Il nome di “crescia” indica alcuni tipi di focaccia diffusi nelle regioni Marche ed Umbria, tutti imparentati alla celebre Piadina Romagnola.
Con quest’ultima è assai probabile un’ascendenza comune nel pane in uso presso l’esercito bizantino, di stanza per secoli in Romagna, nel nord delle Marche (fino a buona parte della provincia di Ancona), e nella valle umbra attraversata dalla via Flaminia.
La crescia urbinate, definita anche crescia sfogliata, crostolo o (più raramente) piadina sfogliata, tipica dell’Urbinate e del Montefeltro, si fa con farina, uova, acqua, strutto, sale e pepe.
La sfoglia che si ottiene con il mattarello va unta con lo strutto ed arrotolata su se stessa, in modo che rilasci dei pezzi che vanno ad integrarsi con il resto della sfoglia.
Schiacciata a disco e cotta, assume una caratteristica struttura “a strati”, dorata e croccante.
Tipicamente si mangia calda con salsiccia, erbe di campo, prosciutto, lonza o formaggio.
Una variante (il crostolo di Urbania) prevede la sostituzione della farina di grano con la polenta che resta attaccata al caldaio.
In provincia di Ancona, la crescia si prepara con la stessa pasta del pane, ed è in genere cotta alla griglia, o, in una versione più tradizionale, sotto la brace.

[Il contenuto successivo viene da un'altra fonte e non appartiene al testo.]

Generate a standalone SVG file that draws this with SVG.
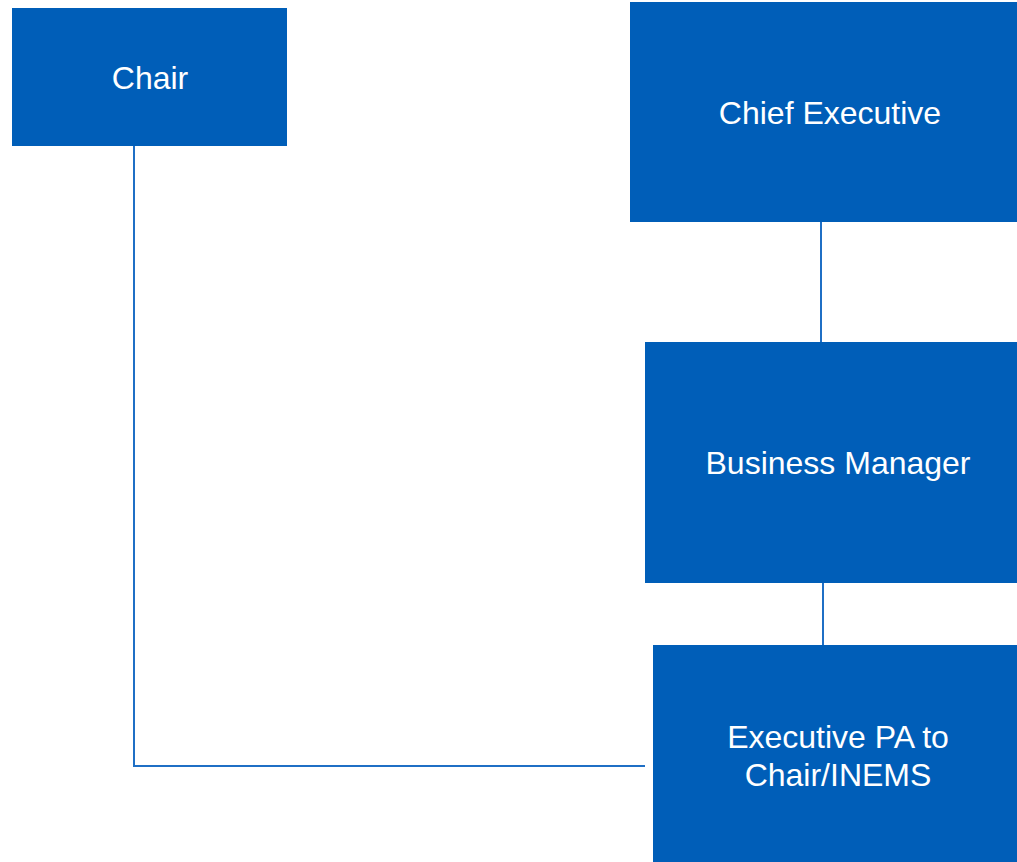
<svg xmlns="http://www.w3.org/2000/svg" width="1017" height="862" viewBox="0 0 1017 862">
<style>
.box{fill:#005EB8}
.t{fill:#fff;font-family:"Liberation Sans",Arial,sans-serif;font-size:32px;text-anchor:middle}
.c{stroke:#1F6FC5;stroke-width:2;fill:none}
</style>
<rect width="1017" height="862" fill="#fff"/>
<g id="connectors">
<polyline class="c" points="134,146 134,766 645,766"/>
<line class="c" x1="821" y1="222" x2="821" y2="342"/>
<line class="c" x1="823" y1="582" x2="823" y2="645"/>
</g>
<g id="chair"><rect class="box" x="12" y="8" width="275" height="138"/><text class="t" x="150" y="89">Chair</text></g>
<g id="chief-executive"><rect class="box" x="630" y="2" width="387" height="220"/><text class="t" x="830" y="124">Chief Executive</text></g>
<g id="business-manager"><rect class="box" x="645" y="342" width="372" height="241"/><text class="t" x="838" y="474">Business Manager</text></g>
<g id="executive-pa"><rect class="box" x="653" y="645" width="364" height="217"/><text class="t" x="838" y="748">Executive PA to</text><text class="t" x="838" y="786">Chair/INEMS</text></g>
</svg>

Si mangia di solito “sa le foje” (cioè con erbe di campo), ma la si può accostare anche a salumi come lonza, salame e prosciutto.
Anche nella provincia di Macerata, e nella zona di Gubbio, la crescia si prepara con la pasta del pane, ma assume una consistenza simile a quella della toscana.
Rotonda, con l’orlo spezzettato e con fossette sulla superficie (che hanno la funzione di trattenere meglio l’olio), si condisce con olio, sale, cipolla o rosmarino.
Alcune varianti storiche prevedono l’uso nell’impasto di strutto e ciccioli di maiale (detti anche “grasselli” o “sgriscioli”), e la sostituzione della farina di grano con quella di granoturco.
Scendendo più a sud, nelle aree interne della provincia di Ascoli Piceno, ormai lontano dalla zona di dominazione bizantina, la crescia lascia il posto alla focaccia ripiena, o chichì ripieno, più alta della crescia e riccamente farcita.
Nelle Marche settentrionali e centrali, il nome di crescia è usato anche per indicare delle torte salate alte, come la crescia pasquale tipica del pesarese, con un impasto insaporito da formaggio pecorino, che le dona un colore dorato ed un sapore forte e gustoso.
La crescia o pizza di Pasqua dell’anconetano e del maceratese unisce alla ricetta pesarese grossi pezzi di formaggio pecorino, che durante la cottura si gonfiano e lasciano degli alveoli all’interno della crescia; il formaggio che cola all’esterno diventa croccante, e rende particolarmente saporito l’impasto.
Curiosità
Tra le curiosità, è interessante ricordare che ad Offagna (Ancona) esiste un’Accademia della Crescia, che organizza le locali feste medievali.
Questo alimento era così importante, in passato, da dare il nome ad una moneta d’uso corrente, il cresciolo.